A survey by the Beijing offices of R3 and CSM Media Research found that more than 93 percent of Chinese had a strong interest in the Olympics and almost half of respondents connected Coke to the Games without being prompted, the highest association of any sponsor. The report was based on interviews with about 1,500 people in 10 Chinese cities.
But some experts wonder whether Coke and other sponsors are getting good value for their investments, particularly given high-profile controversies over this year's Games. The Olympic torch relay in Europe and San Francisco, its only U.S. stop, was marred by protests over China's policies and practices in issues such as Tibet and the Darfur region of Sudan. Dream for Darfur, a New York-based group that includes actress Mia Farrow, helped organize a small protest in front of Coke's Atlanta headquarters last month. Activists are likely to stage more demonstrations during the Olympics next month, potentially damaging sponsors' brand images.

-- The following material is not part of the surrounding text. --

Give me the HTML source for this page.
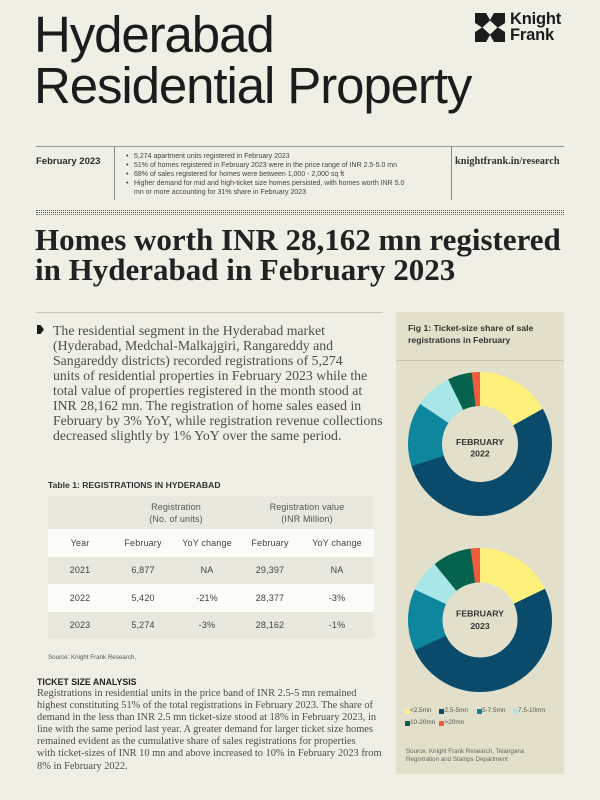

"I think [Coke] underestimated the potential damage that could come from getting too close to the Chinese regime," said Matthew Crabbe, director of Access Asia, a Shanghai-based market research firm.
"If protests kick off in Beijing during the Olympics and people link Coke to a crackdown by the Chinese government, that would not help them," he said.
Other researchers have questioned whether an Olympic sponsorship is an effective consumer message. A survey early this year by Shanghai-based consulting firm China Market Research Group found that more urban Chinese thought Pepsi — not Coke — was an official Olympic sponsor, even though Pepsi is not sponsoring the event.
"The whole point of spending so much money for the Beijing Olympics was to really target Chinese consumers," said Shaun Rein, managing director of the firm. "The marketing people at Coke are going to have to take a really long look at the results," he said.
Coke officials said they remained committed to the Games. "We continue to believe in the Olympic ideals," said Tressler, Coke's director of worldwide sports and entertainment marketing. "We have been partners since 1928."